Seaburn’s book is about a family and their dynamics and more precisely, the relationships within the family that connect each individual: whether marriage, as siblings or most crucially, as mother and daughter.
Laney is married to Franklin and the book begins on an anniversary where they are out celebrating, only it doesn’t go quite as Franklin had planned. Laney has an epiphany and decides to break away from her marriage to find her estranged daughter, Roz, who lives in a small town in Oklahoma and with whom she has not had contact for years. Roz has a daughter too, Maggie who is in a dead-end job but is not really certain about where she’s headed. Her relationship with her mum is fractious and there are parallels between Laney and Roz, and Roz and Maggie which adds to a sense of history repeating itself.
As Laney goes off to find their daughter, Franklin is left behind, wondering what on Earth happened. Seaburn shows a man bewildered and hopeful, who hangs on to the life that he knew, flummoxed as to why after 40 years, his wife has suddenly decided to leave him when he still loves her. We discover however that Franklin may not have been the attentive husband he supposed himself to be.

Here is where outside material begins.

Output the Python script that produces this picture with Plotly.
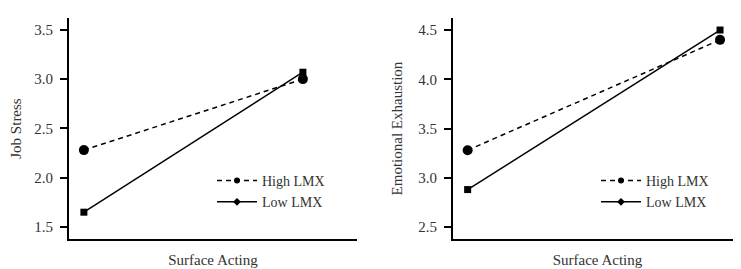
import plotly.graph_objects as go

x_levels = [0, 1]
x_labels = ["Low", "High"]
series = ["High LMX", "Low LMX"]
job_stress_high = [2.28, 3.00]
job_stress_low = [1.65, 3.07]
exhaustion_high = [3.28, 4.40]
exhaustion_low = [2.88, 4.50]
y1_ticks = [1.5, 2.0, 2.5, 3.0, 3.5]
y2_ticks = [2.5, 3.0, 3.5, 4.0, 4.5]

FONT = "'Liberation Serif', 'Times New Roman', serif"
TXT = "#333"
W, H = 741, 269

fig = go.Figure()

def add_panel(hi, lo, xa, ya, leg):
    fig.add_trace(go.Scatter(x=x_levels, y=hi, xaxis=xa, yaxis=ya, mode="lines+markers",
                             line=dict(color="black", width=1.5, dash="5px,4px"),
                             marker=dict(symbol="circle", size=10, color="black"),
                             showlegend=False))
    fig.add_trace(go.Scatter(x=x_levels, y=lo, xaxis=xa, yaxis=ya, mode="lines+markers",
                             line=dict(color="black", width=1.5),
                             marker=dict(symbol="square", size=7, color="black"),
                             showlegend=False))
    fig.add_trace(go.Scatter(x=[None], y=[None], xaxis=xa, yaxis=ya, mode="lines+markers",
                             name=series[0], legend=leg,
                             line=dict(color="black", width=1.5, dash="5px,4px"),
                             marker=dict(symbol="circle", size=6, color="black")))
    fig.add_trace(go.Scatter(x=[None], y=[None], xaxis=xa, yaxis=ya, mode="lines+markers",
                             name=series[1], legend=leg,
                             line=dict(color="black", width=1.5),
                             marker=dict(symbol="diamond", size=6, color="black")))

add_panel(job_stress_high, job_stress_low, "x", "y", "legend")
add_panel(exhaustion_high, exhaustion_low, "x2", "y2", "legend2")

ydom = [(H - 231) / H, (H - 10) / H]
xcommon = dict(showticklabels=False, ticks="", showgrid=False, zeroline=False,
               showline=True, linecolor="black", linewidth=2, automargin=False,
               title=dict(text="Surface Acting", font=dict(family=FONT, size=15, color=TXT), standoff=14))
ycommon = dict(showgrid=False, zeroline=False, showline=True, linecolor="black", linewidth=2,
               ticks="outside", ticklen=7, tickwidth=1.5, tickcolor="black", automargin=False,
               ticklabelstandoff=4,
               tickfont=dict(family=FONT, size=15, color=TXT))

legcommon = dict(xanchor="left", yanchor="top", font=dict(family=FONT, size=14, color=TXT),
                 bgcolor="rgba(0,0,0,0)", tracegroupgap=0, itemwidth=40)

fig.update_layout(
    width=W, height=H, margin=dict(l=0, r=0, t=0, b=0),
    plot_bgcolor="white", paper_bgcolor="white",
    xaxis=dict(domain=[61 / W, 349 / W], range=[-0.068, 1.247], **xcommon),
    yaxis=dict(domain=ydom, range=[1.378, 3.62], tickvals=y1_ticks,
               ticktext=[f"{v:.1f}" for v in y1_ticks],
               title=dict(text="Job Stress", font=dict(family=FONT, size=15, color=TXT), standoff=14),
               **ycommon),
    xaxis2=dict(domain=[445 / W, 734 / W], range=[-0.058, 1.087], anchor="y2", **xcommon),
    yaxis2=dict(domain=ydom, range=[2.378, 4.622], tickvals=y2_ticks, anchor="x2",
                ticktext=[f"{v:.1f}" for v in y2_ticks],
                title=dict(text="Emotional Exhaustion", font=dict(family=FONT, size=15, color=TXT), standoff=12),
                **ycommon),
    legend=dict(x=204 / W, y=(H - 157) / H, **legcommon),
    legend2=dict(x=588 / W, y=(H - 157) / H, **legcommon),
)

fig.write_html("out.html")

Franklin is supported by his sister, Gretchen, a widow and the narrative shifts between following Laney, Roz and Maggie in Oklahoma, and Franklin and Gretchen in Rochester. Seaburn’s novel is contemporary and so, issues that have governed people’s behaviours in more recent times like Covid, as well as controversial concerns that resurface to be hotly debated, like American gun control and abortion, are all central to his story, some of his characters being directly affected by these.
The book evolves well and reaches a satisfying conclusion and does so with Seaburn’s solid storytelling guiding us there.